I dont know how i can thank you for the great information's you provide,and its really appreciated..
once more thank you very much and keep on.

2. Paul Mercier says:
10/9/2013 10:13 AM

Just to notify you, but correct me if I'm wrong. I need to use your calculation but there is a mistake with the factorisation of the denominator in the formula for buried cables where drying-out of the soil occur for AC cable. (It looks logical, otherwise we would have been a squared resistance in the denominator).

• Steven says:
10/9/2013 4:30 PM

Thanks for the feedback. I've modified the drying out equations slightly. Let me know if you have still think something is wrong.

• Paul Mercier says:
11/5/2013 2:53 PM

Just another thing I've just noticed (still easy to figure out because of unexpected results) in the section "Buried cables where drying-out of the soil is to be avoided", AC part, in the numerator, it should be a subtraction instead of an addition.
To let a positive comment, I find your website very helpful. Thank you.

• 11/6/2013 4:30 AM

Paul, please feel free to keep pointing out problems. Feedback is one way I can improve the articles.
For anyone referring to BS IEC 60287:2006, please be aware that the formula given for AC cables where drying out of soil is to be avoided, contains the above error. IEC 60287, itself does have the correct equation.

3. Notes says:
10/13/2013 2:14 PM

When sizing cables, the heat generated  by losses within any sheath or armour need to be evaluated. When significant, it becomes a factor to be considered in the sizing of cables. This note looks at how to obtain the necessary loss factors for use within... ...

4. ARIJIT says:
10/23/2013 4:03 PM

This formulas really helpful, but my question is what is the limit of overcurrent carrying capacity of cable?

• 10/24/2013 7:40 AM

Arjijit, I'm not to sure exactly what you are asking. The equations give a safe steady state rated current for a cable. If you exceed this value of current, you could be affecting the life of the cable. The more you exceed the greater the effect.

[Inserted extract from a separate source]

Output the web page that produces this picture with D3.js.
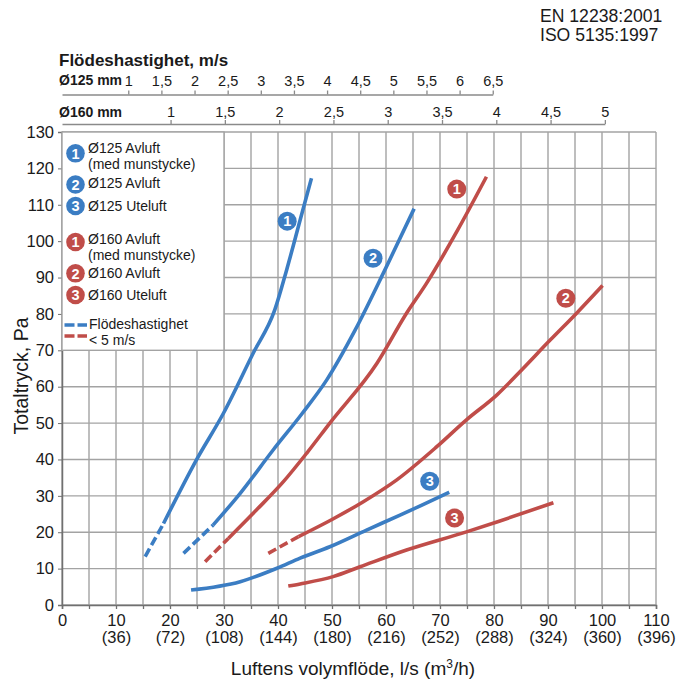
<!DOCTYPE html>
<html>
<head>
<meta charset="utf-8">
<script src="https://cdn.jsdelivr.net/npm/d3@7"></script>
<style>
  body { margin: 0; background: #fff; }
  svg text { font-family: "Liberation Sans", Arial, sans-serif; fill: #1a1a1a; }
</style>
</head>
<body>
<div id="chart"></div>
<script>
// flow l/s vs total pressure Pa
var flowTicks = [0, 10, 20, 30, 40, 50, 60, 70, 80, 90, 100, 110];
var m3hLabels = ["", "(36)", "(72)", "(108)", "(144)", "(180)", "(216)", "(252)", "(288)", "(324)", "(360)", "(396)"];
var paTicks = [0, 10, 20, 30, 40, 50, 60, 70, 80, 90, 100, 110, 120, 130];
var v125Ticks = [1, 1.5, 2, 2.5, 3, 3.5, 4, 4.5, 5, 5.5, 6, 6.5];
var v160Ticks = [1, 1.5, 2, 2.5, 3, 3.5, 4, 4.5, 5];

var blue1Dash = [[15.4, 13.3], [18.8, 22.4]];
var blue1 = [[18.8, 22.4], [24.9, 39.9], [29.9, 52.7], [35.4, 69.2], [39.4, 81.1], [41.6, 92.1], [44.1, 105.8], [46.2, 117.3]];
var blue2Dash = [[22.5, 14.2], [28, 22]];
var blue2 = [[28, 22], [33, 30.7], [39.1, 42.6], [44.4, 52.5], [49, 61.8], [54.3, 75.6], [59.8, 92.1], [65.2, 108.9]];
var blue3 = [[23.9, 4.1], [33, 6.4], [39.8, 10.1], [44.1, 12.9], [49.6, 16], [56.4, 20.6], [62.6, 24.7], [71.7, 31]];
var red1Dash = [[26.5, 11.9], [30.8, 18.3]];
var red1 = [[30.8, 18.3], [36, 26.1], [41, 33.9], [45.3, 41.7], [49.6, 50], [58.3, 66.4], [63.8, 80.2], [67.5, 88.4], [73.1, 102.6], [78.6, 117.7]];
var red2Dash = [[38.2, 14.2], [43.8, 18.8]];
var red2 = [[43.8, 18.8], [50, 23.5], [55.8, 28.4], [62, 34.4], [69.4, 43.5], [74.9, 50.9], [80.5, 57.7], [84.8, 64.1], [90.4, 72.8], [95.3, 80.2], [100.1, 87.8]];
var red3 = [[41.9, 5.2], [44.1, 5.8], [50.2, 7.8], [55.2, 10.5], [63.8, 15.1], [74.9, 20.1], [81.1, 23.1], [91, 28.1]];

// badge positions on the curves [flow, Pa]
var badgeNums = ["1", "2", "3", "1", "2", "3"];
var badgePos = [[41.7, 105.5], [57.6, 95.3], [68.1, 34.0], [73.1, 114.3], [93.3, 84.3], [72.7, 23.9]];

var legendNames = ["Ø125 Avluft", "Ø125 Avluft", "Ø125 Uteluft", "Ø160 Avluft", "Ø160 Avluft", "Ø160 Uteluft"];

var BLUE = "#3b7dc3";
var RED = "#c04d49";
var GRID = "#a3a3a3";

var svg = d3.select("#chart").append("svg")
  .attr("width", 677)
  .attr("height", 684);

var x = d3.scaleLinear().domain([0, 110]).range([62, 656]);
var y = d3.scaleLinear().domain([0, 130]).range([605, 132]);

// grid
var grid = svg.append("g");
grid.selectAll("line.v")
  .data(d3.range(0, 111, 5))
  .enter().append("line")
  .attr("x1", d => x(d)).attr("x2", d => x(d))
  .attr("y1", y(0)).attr("y2", y(130))
  .attr("stroke", GRID).attr("stroke-width", 1.4);
grid.selectAll("line.h")
  .data(paTicks)
  .enter().append("line")
  .attr("x1", x(0)).attr("x2", x(110))
  .attr("y1", d => y(d)).attr("y2", d => y(d))
  .attr("stroke", GRID).attr("stroke-width", 1.4);

// axes
var leftAxis = d3.axisLeft(y).tickValues(paTicks).tickSize(4).tickPadding(4);
var gy = svg.append("g").attr("transform", `translate(${x(0)},0)`).call(leftAxis);
gy.selectAll("text").style("font-size", "16.5px");
gy.select(".domain").attr("stroke", "#707070").attr("stroke-width", 1.5);
gy.selectAll(".tick line").attr("stroke", "#707070");

var bottomAxis = d3.axisBottom(x)
  .tickValues(d3.range(0, 111, 5))
  .tickSize(4).tickPadding(5)
  .tickFormat(d => flowTicks.indexOf(d) >= 0 ? d : "");
var gx = svg.append("g").attr("transform", `translate(0,${y(0)})`).call(bottomAxis);
gx.selectAll("text").style("font-size", "16.5px");
gx.select(".domain").attr("stroke", "#707070").attr("stroke-width", 1.5);
gx.selectAll(".tick line").attr("stroke", "#707070").attr("stroke-width", 1.3);
gx.selectAll(".tick").append("text")
  .attr("y", 38)
  .attr("fill", "#1a1a1a")
  .style("font-size", "16.5px")
  .text(d => flowTicks.indexOf(d) >= 0 ? m3hLabels[flowTicks.indexOf(d)] : "");

svg.append("text")
  .attr("x", 353).attr("y", 675)
  .attr("text-anchor", "middle")
  .style("font-size", "19px")
  .html('Luftens volymflöde, l/s (m<tspan dy="-7" style="font-size:12px">3</tspan><tspan dy="7">/h)</tspan>');

svg.append("text")
  .attr("transform", "translate(28,376) rotate(-90)")
  .attr("text-anchor", "middle")
  .style("font-size", "19.5px")
  .text("Totaltryck, Pa");

// top velocity axes: Q = v * area
var area125 = Math.PI * 0.0625 * 0.0625 * 1000;
var area160 = Math.PI * 0.08 * 0.08 * 1000;
var top125 = d3.scaleLinear().domain([0, 6.5]).range([x(0), x(6.5 * area125)]);
var top160 = d3.scaleLinear().domain([0, 5]).range([x(0), x(5 * area160)]);
var fmt = d => String(d).replace(".", ",");

var g125 = svg.append("g").attr("transform", "translate(0,94.5)")
  .call(d3.axisTop(top125).tickValues(v125Ticks).tickSize(4).tickPadding(5).tickSizeOuter(0).tickFormat(fmt));
var g160 = svg.append("g").attr("transform", "translate(0,124)")
  .call(d3.axisTop(top160).tickValues(v160Ticks).tickSize(4).tickPadding(3.5).tickSizeOuter(0).tickFormat(fmt));
[g125, g160].forEach(function(g) {
  g.selectAll("text").style("font-size", "14.5px");
  g.select(".domain").attr("stroke", "#8a8a8a").attr("stroke-width", 1.5);
  g.selectAll(".tick line").attr("stroke", "#8a8a8a").attr("stroke-width", 1.3);
});

svg.append("text").attr("x", 59).attr("y", 65.5)
  .style("font-size", "17px").style("font-weight", "bold")
  .text("Flödeshastighet, m/s");
svg.append("text").attr("x", 59).attr("y", 85)
  .style("font-size", "14px").style("font-weight", "bold")
  .text("Ø125 mm");
svg.append("text").attr("x", 59).attr("y", 116.5)
  .style("font-size", "14px").style("font-weight", "bold")
  .text("Ø160 mm");

svg.append("text").attr("x", 540).attr("y", 22)
  .style("font-size", "17.6px").text("EN 12238:2001");
svg.append("text").attr("x", 540).attr("y", 41)
  .style("font-size", "17.6px").text("ISO 5135:1997");

// curves
var line = d3.line()
  .x(d => x(d[0]))
  .y(d => y(d[1]))
  .curve(d3.curveMonotoneX);

var curves = [
  [blue1, BLUE, false], [blue2, BLUE, false], [blue3, BLUE, false],
  [red1, RED, false], [red2, RED, false], [red3, RED, false],
  [blue1Dash, BLUE, true], [blue2Dash, BLUE, true],
  [red1Dash, RED, true], [red2Dash, RED, true]
];
svg.append("g").selectAll("path")
  .data(curves)
  .enter().append("path")
  .attr("d", d => line(d[0]))
  .attr("fill", "none")
  .attr("stroke", d => d[1])
  .attr("stroke-width", 3.6)
  .attr("stroke-dasharray", d => d[2] ? "9,4" : null);

function badge(g, cx, cy, r, col, num) {
  g.append("circle").attr("cx", cx).attr("cy", cy).attr("r", r).attr("fill", col);
  g.append("text").attr("x", cx).attr("y", cy + 5.2)
    .attr("text-anchor", "middle")
    .style("fill", "#fff").style("font-size", "14.5px").style("font-weight", "bold")
    .text(num);
}

var badges = svg.append("g");
badgePos.forEach(function(p, i) {
  badge(badges, x(p[0]), y(p[1]), 9.5, i < 3 ? BLUE : RED, badgeNums[i]);
});

// legend box
var lg = svg.append("g");
lg.append("rect")
  .attr("x", x(0)).attr("y", y(130))
  .attr("width", x(30) - x(0)).attr("height", y(70) - y(130))
  .attr("fill", "#fff").attr("stroke", GRID).attr("stroke-width", 1.4);

var badgeY = [153.3, 184.5, 206, 242, 273.3, 295];
var textY = [153, 188.3, 210.7, 244, 278.3, 300];
legendNames.forEach(function(name, i) {
  badge(lg, 75.5, badgeY[i], 9.3, i < 3 ? BLUE : RED, badgeNums[i]);
  lg.append("text").attr("x", 88).attr("y", textY[i])
    .style("font-size", "14px").text(name);
});
lg.append("text").attr("x", 88).attr("y", 169).style("font-size", "14px").text("(med munstycke)");
lg.append("text").attr("x", 88).attr("y", 260).style("font-size", "14px").text("(med munstycke)");

lg.append("line").attr("x1", 64.5).attr("x2", 87).attr("y1", 325).attr("y2", 325)
  .attr("stroke", BLUE).attr("stroke-width", 3.6).attr("stroke-dasharray", "10,3");
lg.append("line").attr("x1", 64.5).attr("x2", 87).attr("y1", 336).attr("y2", 336)
  .attr("stroke", RED).attr("stroke-width", 3.6).attr("stroke-dasharray", "10,3");
lg.append("text").attr("x", 89).attr("y", 328.5).style("font-size", "14px").text("Flödeshastighet");
lg.append("text").attr("x", 89).attr("y", 344.5).style("font-size", "14px").text("< 5 m/s");
</script>
</body>
</html>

My view is that you should used the equations to select the cable based on your anticipated current rating. You then select an approppropriate protective device to isolated the cable should you exceed this value.

If you have a load current which is genuinely varying, you could use IEC 60853 "Calculation of the cyclic and emergency current rating of cables. Part 1: Cyclic rating factor for cables up to and including 18/30(36) kV".